Transforms are a fundamental component of any deep learning data pipeline. They are functions that take in a data sample (e.g., an image, a piece of text, or an audio clip) and return a modified version of it.

This process is essential for two primary reasons:

Preprocessing: To convert data into a format that the neural network can accept. This includes resizing images to a fixed size, normalizing pixel values, or converting text tokens into numerical IDs.
Data Augmentation: To artificially increase the diversity of the training dataset by applying random transformations (like random rotations or flips). This is a powerful regularization technique that helps the model generalize better to unseen data.

xTorch provides an extensive library of transforms for a wide variety of data types, mirroring and significantly extending the functionality found in popular Python libraries like torchvision.transforms.

`xt::transforms::Compose`

A single transform performs one operation. To build a complete preprocessing or augmentation pipeline, you need to chain multiple transforms together. This is the job of xt::transforms::Compose.

Compose takes a list of transform modules and applies them sequentially to the data.

General Usage

The standard workflow is to create a Compose object containing a list of the desired transform instances. This Compose object is then passed to a Dataset during its construction. The dataset will automatically apply this pipeline to each data sample it retrieves.

#include <xtorch/xtorch.h>
#include <iostream>
 
int main() {
    // --- 1. Create a list of transform instances ---
    // This pipeline performs common data augmentation for image classification.
    std::vector<std::shared_ptr<xt::Module>> transform_list;
    transform_list.push_back(
        std::make_shared<xt::transforms::image::Resize>(std::vector<int64_t>{256, 256})
    );
    transform_list.push_back(
        std::make_shared<xt::transforms::image::RandomCrop>(std::vector<int64_t>{224, 224})
    );
    transform_list.push_back(
        std::make_shared<xt::transforms::image::RandomHorizontalFlip>(/*p=*/0.5)
    );
    transform_list.push_back(
        std::make_shared<xt::transforms::general::Normalize>(
            std::vector<float>{0.485, 0.456, 0.406}, // Mean for ImageNet
            std::vector<float>{0.229, 0.224, 0.225}  // Std for ImageNet
        )
    );
 
    // --- 2. Create the Compose object ---
    auto transform_pipeline = std::make_unique<xt::transforms::Compose>(transform_list);
 
    // --- 3. Pass the pipeline to a Dataset ---
    // The ImageFolderDataset will now apply these augmentations to every image it loads.
    auto dataset = xt::datasets::ImageFolderDataset(
        "/path/to/your/image/data/",
        std::move(transform_pipeline)
    );
 
    // The rest of the workflow (DataLoader, Trainer) remains the same.
    xt::dataloaders::ExtendedDataLoader data_loader(dataset, 32);
    // ...
}

Transforms by Data Modality

The xTorch transform library is organized by the type of data it operates on. Follow the links below for a detailed list of available transforms in each category.

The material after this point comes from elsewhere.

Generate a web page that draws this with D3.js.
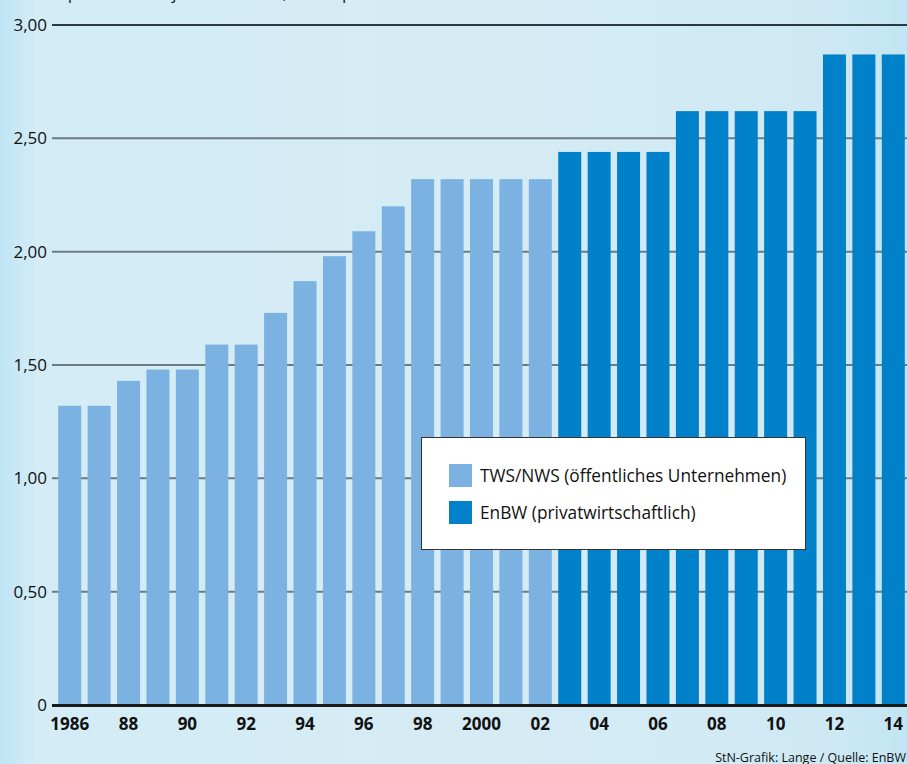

Appliers: Meta-transforms that control how other transforms are applied, such as RandomApply or OneOf.
Image: The largest collection, containing transforms for geometric adjustments (resize, crop, rotate, flip), color jittering, normalization, and advanced augmentations like Cutout and MixUp.
Signal (Audio): Transforms for processing audio waveforms, including creating spectrograms (MelSpectrogram), applying time and frequency masking, and changing pitch or speed.
Text: Transforms for NLP, including tokenizers (BertTokenizer, SentencePieceTokenizer), and utilities for padding and truncating sequences.
Graph: Transforms for augmenting graph-structured data, such as dropping nodes (NodeDrop) or edges (EdgeDrop).
Video: Transforms for processing sequences of images, such as temporal subsampling.
Weather: A unique collection of transforms that can simulate various weather conditions (rain, fog, snow) on images, useful for training robust autonomous driving models.